Lawn Bowling - A Brief History
Lawn Bowling, or "Bowling on the Green", has a long and diverse history spanning centuries, cultures and continents. Review the origins of the game, the diversity of its family of forms, its evolution into the modern game and discover just where the story of bowling on Central Park's green is placed along the rich tapestry of lawn bowling history.
When Caesar ruled Rome the game was known as “Bocce” and the Roman Legions may well have carried the game to Europe and the British Isles. By the thirteenth century, bowling had spread to France, Switzerland, Italy, Spain, Belgium, Germany and England.
Bowling was so well established in England by 1299 A.D. that a group of players organized the Southhamptom Old Bowling Green Club, the oldest remaining active bowling club in the world. The game became so popular in England and France it was prohibited by law because archery, being essential to the national defense, was being neglected. The French king, Charles IV, prohibited the game for the common people in 1319, and King Edward III issued a similar edict in England in 1361.
Fortunately, bowling was not suppressed in Scotland, where it attained a popularity which has only increased with the centuries. Scottish bowlers developed the present flat green game, established rules, worked out a uniform code of laws, and were instrumental in saving the game for posterity. The ancient game of bowls has always been dear to the heart of every true Scot, and it has always held a prominent place in the history and literature of Scotland. To the Scots goes the credit also for giving the game an international background, as emigrant Scots enthusiastically carried the game with them to all parts of the world.
Our friends Marie and Brian of the Uddingston Bowling and Tennis Club - Glasgow, Scotland
English Royal Bowling
Lawn bowling, or “bowls” has much literary and historical proof of being the real “Sport of Kings.” From the time of Edward III, the game was restricted by royal decree to “Noblemen and others having manors or lands.” Successive kings played and enjoyed the game. However, King Henry III, who had bowling greens installed at Whitehall, permitted "commoners" to play on Christmas Day.
Fortunately, no serious effort was made to enforce this ban nor did it apply in Scotland. Almost every English monarch over the last several centuries has been a bowler, and the royal estates were equipped with fine bowling greens - a bowling green being a permanent fixture at Windsor Castle. . King James I was an ardent bowler, as was his son King Charles I. Anne Boleyn was a bowler, as were many noblewomen, including the first Princess Elizabeth and Queen Victoria. The late Queen Mary, and King Edward V enjoyed the game of bowls. Edward VIII, the late Duke of Windsor, was president of the Royal Household Bowling Club of Windsor Castle. His brother, the late George VI, was also an enthusiastic bowler and patron of the English Bowling Association.

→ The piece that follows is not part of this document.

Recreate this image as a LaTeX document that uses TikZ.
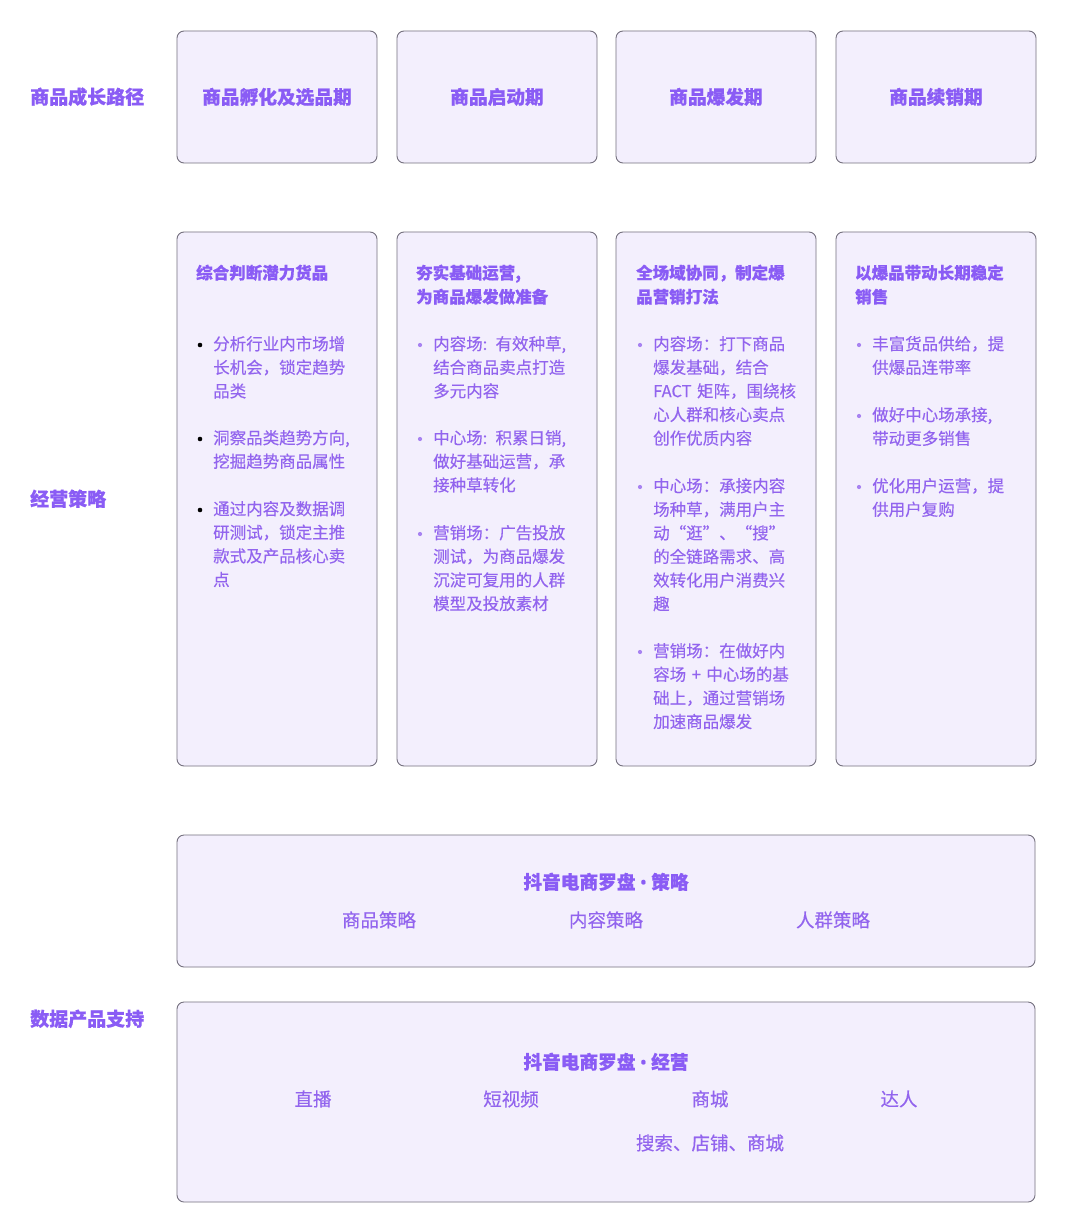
\documentclass[tikz,border=0pt]{standalone}
\usepackage{fontspec}
\setmainfont{Noto Sans CJK SC}
\newfontfamily\headfont{Noto Sans CJK SC}[FakeBold=0.5]
\newfontfamily\itemfont{Noto Sans CJK SC}[FakeBold=0.3]
\newfontfamily\latfont{Noto Sans}[FakeBold=0.5]
\definecolor{ttl}{HTML}{8A5CF5}
\definecolor{txt}{HTML}{9264EE}
\definecolor{boxfill}{HTML}{F3EFFD}
\definecolor{boxline}{HTML}{74707E}
\begin{document}
\begin{tikzpicture}[x=1pt,y=-1pt,
  card/.style={draw=boxline, fill=boxfill, rounded corners=7pt, line width=0.9pt, inner sep=0},
  rowlab/.style={font=\fontsize{19}{22}\headfont\bfseries, text=ttl, inner sep=0, anchor=base west},
  stage/.style={font=\fontsize{18.7}{22}\headfont\bfseries, text=ttl, inner sep=0, anchor=base},
  midtitle/.style={font=\fontsize{16.5}{24}\headfont\bfseries, text=ttl, text width=175pt, align=left, anchor=base west, inner sep=0},
  item/.style={font=\fontsize{16.5}{23.6}\itemfont, text=txt, text width=175pt, align=left, anchor=base west, inner sep=0},
  tool/.style={font=\fontsize{18.5}{22}\itemfont, text=txt, inner sep=0, anchor=base},
  dotb/.style={fill=black},
  dotp/.style={fill=txt!80}
]
\useasboundingbox[fill=white] (0,0) rectangle (1080,1230);

% row labels
\node[rowlab] (r1) at (30,104) {商品成长路径};
\node[rowlab] (r2) at (30,506) {经营策略};
\node[rowlab] (r3) at (30,1026) {数据产品支持};

% top boxes
\node[card, minimum width=200pt, minimum height=132pt] (s1) at (277,97) {};
\node[card, minimum width=200pt, minimum height=132pt] (s2) at (497,97) {};
\node[card, minimum width=200pt, minimum height=132pt] (s3) at (716,97) {};
\node[card, minimum width=200pt, minimum height=132pt] (s4) at (936,97) {};
\node[stage] (t1) at (277,104) {商品孵化及选品期};
\node[stage] (t2) at (497,104) {商品启动期};
\node[stage] (t3) at (716,104) {商品爆发期};
\node[stage] (t4) at (936,104) {商品续销期};

% middle boxes
\node[card, minimum width=200pt, minimum height=534pt] (m1) at (277,499) {};
\node[card, minimum width=200pt, minimum height=534pt] (m2) at (497,499) {};
\node[card, minimum width=200pt, minimum height=534pt] (m3) at (716,499) {};
\node[card, minimum width=200pt, minimum height=534pt] (m4) at (936,499) {};

% column 1
\node[midtitle] (h1) at (196,279) {综合判断潜力货品};
\fill[dotb] (200,345) circle (2.3pt);
\node[item] (a1) at (213,350) {分析行业内市场增\\长机会，锁定趋势\\品类};
\fill[dotb] (200,439) circle (2.3pt);
\node[item] (a2) at (213,444) {洞察品类趋势方向,\\挖掘趋势商品属性};
\fill[dotb] (200,510) circle (2.3pt);
\node[item] (a3) at (213,515) {通过内容及数据调\\研测试，锁定主推\\款式及产品核心卖\\点};

% column 2
\node[midtitle] (h2) at (416,279) {夯实基础运营,\\为商品爆发做准备};
\fill[dotp] (420,345) circle (2.1pt);
\node[item] (b1) at (433,350) {内容场: 有效种草,\\结合商品卖点打造\\多元内容};
\fill[dotp] (420,439) circle (2.1pt);
\node[item] (b2) at (433,444) {中心场: 积累日销,\\做好基础运营，承\\接种草转化};
\fill[dotp] (420,534) circle (2.1pt);
\node[item] (b3) at (433,539) {营销场：广告投放\\测试，为商品爆发\\沉淀可复用的人群\\模型及投放素材};

% column 3
\node[midtitle] (h3) at (636,279) {全场域协同，制定爆\\品营销打法};
\fill[dotp] (640,345) circle (2.1pt);
\node[item] (c1) at (653,350) {内容场：打下商品\\爆发基础，结合\\FACT 矩阵，围绕核\\心人群和核心卖点\\创作优质内容};
\fill[dotp] (640,487) circle (2.1pt);
\node[item] (c2) at (653,492) {中心场：承接内容\\场种草，满用户主\\动“逛”、“搜”\\的全链路需求、高\\效转化用户消费兴\\趣};
\fill[dotp] (640,652) circle (2.1pt);
\node[item] (c3) at (653,657) {营销场：在做好内\\容场 + 中心场的基\\础上，通过营销场\\加速商品爆发};

% column 4
\node[midtitle] (h4) at (855,279) {以爆品带动长期稳定\\销售};
\fill[dotp] (859,345) circle (2.1pt);
\node[item] (d1) at (872,350) {丰富货品供给，提\\供爆品连带率};
\fill[dotp] (859,416) circle (2.1pt);
\node[item] (d2) at (872,421) {做好中心场承接,\\带动更多销售};
\fill[dotp] (859,487) circle (2.1pt);
\node[item] (d3) at (872,492) {优化用户运营，提\\供用户复购};

% bottom boxes
\node[card, minimum width=858pt, minimum height=132pt] (p1) at (606,901) {};
\node[stage] (p1t) at (606,889) {抖音电商罗盘 {\latfont •} 策略};
\node[tool] (p1a) at (379,927) {商品策略};
\node[tool] (p1b) at (606,927) {内容策略};
\node[tool] (p1c) at (833,927) {人群策略};

\node[card, minimum width=858pt, minimum height=200pt] (p2) at (606,1102) {};
\node[stage] (p2t) at (606,1069) {抖音电商罗盘 {\latfont •} 经营};
\node[tool] (p2a) at (313,1106) {直播};
\node[tool] (p2b) at (511,1106) {短视频};
\node[tool] (p2c) at (710,1106) {商城};
\node[tool] (p2d) at (899,1106) {达人};
\node[tool] (p2e) at (710,1150) {搜索、店铺、商城};
\end{tikzpicture}
\end{document}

In the early days, it was fashionable for the aristocracy to have private bowling greens. Samuel Pepys mentions in his diary being invited to “play at bowls with the nobility and gentry.” Sir Francis Bacon, Sir Water Raleigh, Victor Hugo, and Lord Macauley were all bowlers. British officers installed bowling greens in the American colonies in New York in 1725, and in Port Royal Canada in 1734. George Vanderbilt and John D. Rockefeller had private bowling greens on their estates in 1896.

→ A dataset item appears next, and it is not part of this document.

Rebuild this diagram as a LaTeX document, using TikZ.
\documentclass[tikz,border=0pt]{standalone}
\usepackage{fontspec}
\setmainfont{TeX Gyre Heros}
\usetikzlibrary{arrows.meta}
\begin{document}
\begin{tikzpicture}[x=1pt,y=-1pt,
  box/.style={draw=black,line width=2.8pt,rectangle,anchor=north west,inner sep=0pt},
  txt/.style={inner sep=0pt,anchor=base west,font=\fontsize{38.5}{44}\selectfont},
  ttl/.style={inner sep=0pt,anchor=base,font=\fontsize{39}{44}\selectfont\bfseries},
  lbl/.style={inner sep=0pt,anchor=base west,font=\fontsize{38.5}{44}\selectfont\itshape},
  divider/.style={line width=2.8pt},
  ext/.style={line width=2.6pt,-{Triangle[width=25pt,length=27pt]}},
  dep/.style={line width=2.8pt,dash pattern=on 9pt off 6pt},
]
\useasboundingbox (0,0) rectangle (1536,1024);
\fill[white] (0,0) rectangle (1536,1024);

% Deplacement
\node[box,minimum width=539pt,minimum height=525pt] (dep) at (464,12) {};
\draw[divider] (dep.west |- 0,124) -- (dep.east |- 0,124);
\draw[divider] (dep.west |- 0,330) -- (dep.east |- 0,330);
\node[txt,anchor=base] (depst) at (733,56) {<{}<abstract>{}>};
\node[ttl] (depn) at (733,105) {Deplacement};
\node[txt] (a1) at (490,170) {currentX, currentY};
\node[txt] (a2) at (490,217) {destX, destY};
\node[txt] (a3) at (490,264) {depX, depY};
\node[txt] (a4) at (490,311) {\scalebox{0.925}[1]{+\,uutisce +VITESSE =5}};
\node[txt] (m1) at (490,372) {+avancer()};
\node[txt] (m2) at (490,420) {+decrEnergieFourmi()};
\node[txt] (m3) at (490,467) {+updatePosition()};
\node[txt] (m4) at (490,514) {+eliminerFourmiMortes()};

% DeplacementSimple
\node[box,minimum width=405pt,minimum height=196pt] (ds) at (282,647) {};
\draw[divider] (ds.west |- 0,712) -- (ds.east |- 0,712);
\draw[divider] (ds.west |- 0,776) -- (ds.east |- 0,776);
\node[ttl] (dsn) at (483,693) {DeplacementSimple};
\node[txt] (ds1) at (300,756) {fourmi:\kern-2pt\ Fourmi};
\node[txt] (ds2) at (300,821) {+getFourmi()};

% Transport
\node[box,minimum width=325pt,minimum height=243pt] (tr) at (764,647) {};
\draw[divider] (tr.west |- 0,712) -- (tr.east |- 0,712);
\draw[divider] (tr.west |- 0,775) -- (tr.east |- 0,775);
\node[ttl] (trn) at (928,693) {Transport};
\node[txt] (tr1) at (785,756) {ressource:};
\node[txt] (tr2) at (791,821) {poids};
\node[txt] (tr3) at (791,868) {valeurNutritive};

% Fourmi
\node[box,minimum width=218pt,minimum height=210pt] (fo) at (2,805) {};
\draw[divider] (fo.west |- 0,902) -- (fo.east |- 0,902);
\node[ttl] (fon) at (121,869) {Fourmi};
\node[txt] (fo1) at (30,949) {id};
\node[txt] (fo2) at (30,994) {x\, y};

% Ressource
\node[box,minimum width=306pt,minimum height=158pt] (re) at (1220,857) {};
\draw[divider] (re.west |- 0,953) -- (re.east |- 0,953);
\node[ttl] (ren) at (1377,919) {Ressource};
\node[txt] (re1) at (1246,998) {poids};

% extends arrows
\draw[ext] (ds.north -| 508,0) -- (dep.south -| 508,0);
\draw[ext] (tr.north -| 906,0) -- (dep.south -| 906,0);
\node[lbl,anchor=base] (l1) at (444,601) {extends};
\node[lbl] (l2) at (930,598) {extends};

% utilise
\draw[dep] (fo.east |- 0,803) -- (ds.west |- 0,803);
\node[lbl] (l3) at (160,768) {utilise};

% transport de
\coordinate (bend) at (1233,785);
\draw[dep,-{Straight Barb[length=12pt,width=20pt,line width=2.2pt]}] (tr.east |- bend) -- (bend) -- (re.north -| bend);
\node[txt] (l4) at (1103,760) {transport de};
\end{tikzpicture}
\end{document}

Today, bowls is no longer solely a rich person’s game. The world famous have played and enjoyed this game from ancient to modern times, ranging from Dr. Samuel Johnson to Dr. William Brady, and from Shakespeare to Walt Disney. Play continues on the very green at Plymouth Hoe where Sir Francis Drake and his captains bowled that memorable day in 1588 when word arrived of the invading Spanish Armada. His immortalized response, “At first, we still have to finish this match!”
The American Scene
Lawn bowling appears to have been introduced into the American colonies in the1600s, although archaeologists have uncovered biased stone bowls, now in a museum at Vancouver, B.C. which indicate that a similar game was played be the Native Americans centuries before this. Bowling greens were registered in Boston in 1615, New Amsterdam (now New York) and shortly thereafter in Washington and Virginia.
In 1732, the year of George Washington’s birth, his father, Augustus, constructed the bowling green at Mount Vernon. At this time the game was highly favored as a genteel pastime by the ranking officers of the British Colonial Army, and the green at Mount Vernon was undoubtedly very popular. George grew up with the game, became an avid bowler in his youth and remaining a life-long enthusiasm. The Washington's maintained the Mount Vernon bowling tradition sponsoring bowling on the green as “suitable for the intelligentia and ranking army officers.” Inevitably the game lost its popularity during the Revolution - war hysteria sweeping all thing British with it, including bowling greens. Greens were plowed up, converted to camp grounds, planted with flowers or trees, and hidden as much as possible. At Mount Vernon the abandoned green was converted to a garden.
Enthusiasm for bowling did not return to the United States until the late 1800's and in 1926 the first greens were built in Central Park.